Complying with U.S. Labelling

March 7, 2022

There is a common misconception that because we are on the same continent, we can send our Canadian packaging without having to comply with the labeling requirements of our American neighbors.  However, being able to export our products to the U.S. should be considered a privilege, not a right that Canadians have.  As is the case in Canada, packaging must comply with the regulations of the country where the product is sold.  Here are some important elements to consider when we want to sell a product in the United States. 

In which jurisdiction is the product regulated?  

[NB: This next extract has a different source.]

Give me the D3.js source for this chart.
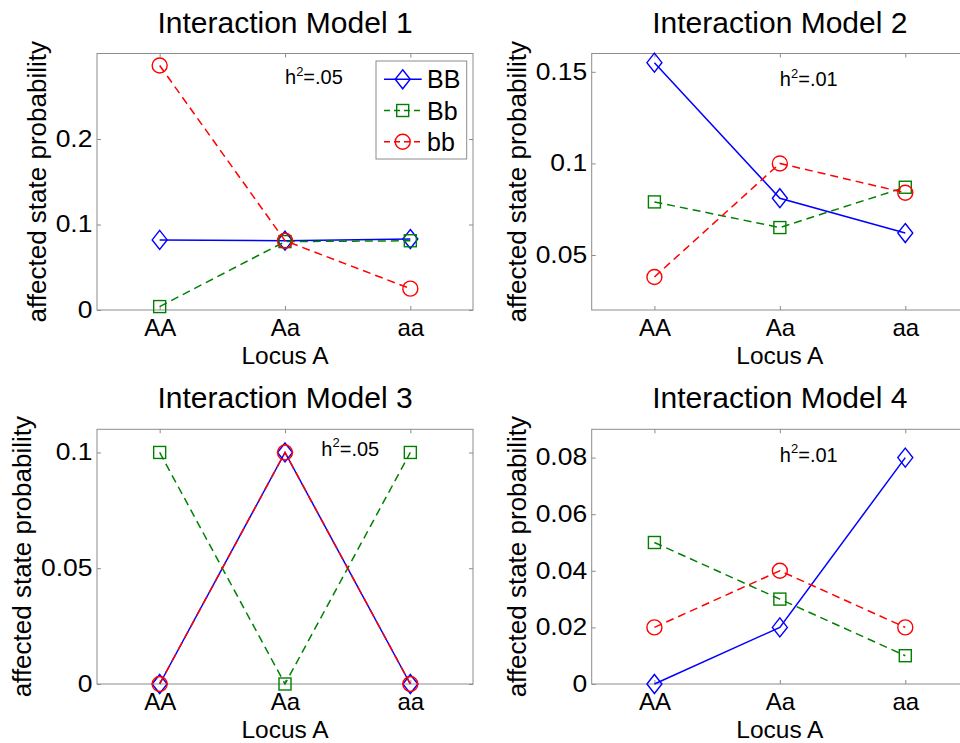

Food products can be regulated under different jurisdictions in the United States.  It is important to distinguish between them in order to comply with the requirements of each department. Meat, poultry and egg products are regulated by the United States Department of Agriculture (USDA), products containing alcohol are regulated by the Alcohol and Tobacco Tax & Trade Bureau (TTB) and other food products are regulated by the Food and Drug Administration (FDA). It is important to know that the FDA and the USDA have different approaches to ensuring packaging compliance. The USDA has a pre-approval process for packaging for products under their jurisdiction. It should be noted that not all packaging must be pre-approved. Many packages can be given a generic approval (which does not require approval), which avoids delays. What makes your package eligible for generic approval is the information on the package. For example, if your package contains a certification logo or carries a gluten-free claim, it will need government approval before it can be used. The FDA, on the other hand, leaves it up to companies to comply with the regulations, as is the case in Canada.  Some products may be randomly selected at customs and subject to inspection.  If your products are found to be non-compliant with U.S. regulations, inspectors have the power to stop your products at customs and ask you to bring them into compliance before they can cross the border, which adds up to several weeks of delay. For products containing alcohol, the TTB works with label approvals.  There is a delay in getting through this process.

Is the product a standardized food?

Like Canada, the United States has standardized foods with established compositional standards that must be met. It is always important to check if the product has a standard of identity and if the requirements are met, if so, the food will have to bear that name. Also note that just because a product can have a name in Canada does not mean that it can automatically be used in the importing country. For example, “ham omelette”, to bear this name in the United States, the product must contain a minimum of 18% ham, whereas in Canada there is no established standard for this product.

Does your Nutrition Facts table meet the requirements?

One of the major reasons we cannot use the same packaging for Canada and the United States is the content of the Nutrition Facts table. Because the graphic requirements are different, it is impossible to have the same packaging for a product for which nutrient values must be declared.  It is not enough to remove the French from the Canadian Nutrition Facts table to make it compliant.  There are differences in the graphics, but also in the mandatory nutrients. 

Does your package contain a foreign language?

In the U.S., the official language is English, and this is the language that must be used on packaging.  If you decide to include a language in addition to English (French or Spanish, for example), all mandatory information required by the regulations must be bilingual. The nutritional table is no exception and will also need to be translated.  

More than that… The differences are not limited to those mentioned above, depending on your product and its packaging, some additional requirements may apply, whether it is the location of certain elements or additional mandatory mentions. You will need to ensure that all necessary information and the location of the required elements are in compliance with the U.S. regulations.  

Although products are not systematically inspected at customs, it is the manufacturer’s responsibility to ensure that its packaging complies with the regulations in effect.